MEDEIROS, Gabriel Silva  y  ALCANTARA, Patrícia Ferreira. Devil's Bride: Psychoanalysis between Cinema and History. Analytica [online]. 2022, vol.11, n.20, pp. 1-19. ISSN 2316-5197.

This paper takes as its object, the film "Devil's Bride", by Saara Cantell, based on the witches' judgments in Aland, Finland, in 1666, according to a Lacanian perspective, in a historiographic scope. This work aims to establish points of dialogue between the cinematographic work, historical facts, and the medieval Zeitgeist. The artistic production, for Freud and Lacan, always allowed a different way to write the object. The research was qualitative, using an exploratory method and the bibliographic review of articles, books and texts in psychoanalysis and history.
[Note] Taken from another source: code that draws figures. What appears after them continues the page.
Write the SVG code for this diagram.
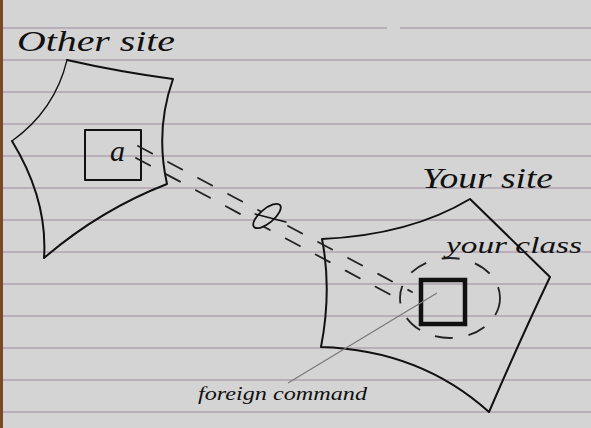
<svg xmlns="http://www.w3.org/2000/svg" width="591" height="428" viewBox="0 0 591 428">
<style>
.rule{stroke:#8c6a8a;stroke-width:1.1;opacity:0.7}
.ink{fill:none;stroke:#111;stroke-width:2;stroke-linecap:round;stroke-linejoin:round}
.thin{fill:none;stroke:#111;stroke-width:1.3;stroke-linecap:round}
.dash{fill:none;stroke:#222;stroke-width:1.8;stroke-dasharray:16 18;stroke-linecap:round}
.hand{font-family:"Liberation Serif",serif;font-style:italic;fill:#111}
</style>
<rect width="591" height="428" fill="#d4d4d4"/>
<rect width="3" height="428" fill="#7a4a22"/>
<g id="paper-lines">
<line class="rule" x1="3" y1="28" x2="387" y2="28"/>
<line class="rule" x1="400" y1="28" x2="591" y2="28"/>
<line class="rule" x1="3" y1="60" x2="591" y2="60"/>
<line class="rule" x1="3" y1="92" x2="591" y2="92"/>
<line class="rule" x1="3" y1="124" x2="591" y2="124"/>
<line class="rule" x1="3" y1="156" x2="591" y2="156"/>
<line class="rule" x1="3" y1="188" x2="591" y2="188"/>
<line class="rule" x1="3" y1="220" x2="591" y2="220"/>
<line class="rule" x1="3" y1="252" x2="591" y2="252"/>
<line class="rule" x1="3" y1="284" x2="591" y2="284"/>
<line class="rule" x1="3" y1="316" x2="591" y2="316"/>
<line class="rule" x1="3" y1="348" x2="591" y2="348"/>
<line class="rule" x1="3" y1="380" x2="591" y2="380"/>
<line class="rule" x1="3" y1="412" x2="591" y2="412"/>
</g>
<g id="other-site">
<path class="ink" d="M67,60 Q120,72 173,79 Q155,130 167,184 Q100,210 44,258 Q48,200 12,141"/>
<path class="thin" d="M12,141 Q55,110 67,60"/>
<text class="hand" x="17" y="51" font-size="30" textLength="158" lengthAdjust="spacingAndGlyphs">Other site</text>
</g>
<g id="object-a">
<rect class="ink" x="85" y="130" width="56" height="50"/>
<text class="hand" x="110" y="161" font-size="30">a</text>
</g>
<g id="your-site">
<path class="ink" d="M322,239 Q410,235 470,199 L550,277 Q520,340 489,412 Q420,350 321,347 Q332,290 322,239"/>
<text class="hand" x="422" y="188" font-size="29" textLength="131" lengthAdjust="spacingAndGlyphs">Your site</text>
</g>
<g id="your-class">
<rect x="421" y="280" width="44" height="44" fill="none" stroke="#111" stroke-width="4.5"/>
<ellipse cx="450" cy="298" rx="50" ry="40" fill="none" stroke="#222" stroke-width="1.8" stroke-dasharray="18 16"/>
<text class="hand" x="446" y="253" font-size="23" textLength="136" lengthAdjust="spacingAndGlyphs">your class</text>
</g>
<g id="connectors">
<line class="dash" x1="138" y1="146" x2="412" y2="292"/>
<line class="dash" x1="136" y1="158" x2="404" y2="302"/>
<ellipse cx="267" cy="216" rx="17" ry="7" transform="rotate(-40 267 216)" fill="#d4d4d4" stroke="#111" stroke-width="1.8"/>
<line class="thin" x1="255" y1="214" x2="286" y2="222"/>
<line x1="437" y1="293" x2="288" y2="383" stroke="#7a7a7a" stroke-width="1.3"/>
</g>
<g id="foreign-command">
<text class="hand" x="198" y="400" font-size="18" textLength="169" lengthAdjust="spacingAndGlyphs">foreign command</text>
</g>
</svg>
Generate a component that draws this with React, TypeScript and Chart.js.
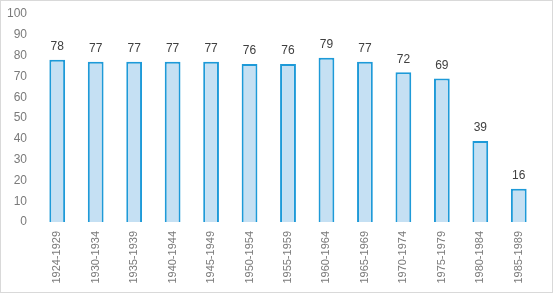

Initially, considerations were made about the notion of heresy, which is opposed to "for all" as a universal proposition. With an analytical perspective, certain legal procedures about the Church against heretics were evaluated. Furthermore, fragments of historical documents were revisited to clarify misogynist structures, typical of inquisitorial subjectivity. To do so, we appealed to the significant-meaning categories, to the cinematography - how it plays with the reality projecting it onto a screen - and, to the dialectic between the creator and his work, agreed by Lacan, when he addresses, in the Ethics seminar, the Catharism. Forward, considering the graph of sexuation, the issue of female jouissance was examined, a theme presented in the film that signals an alterity rejected in the time course. Finally, some passages from Malleus Maleficarum were considered, concluding that the real jouissance is a transhistorical element, while history, as a significant construction, relates with the truth. The hate against women, constantly reiterated in the book The Hammer of the Witches, reflects the defense of tout homme against the singularity of the symptom.

Palabras clave : Devil's Bride; Psychoanalysis; Cinema; History.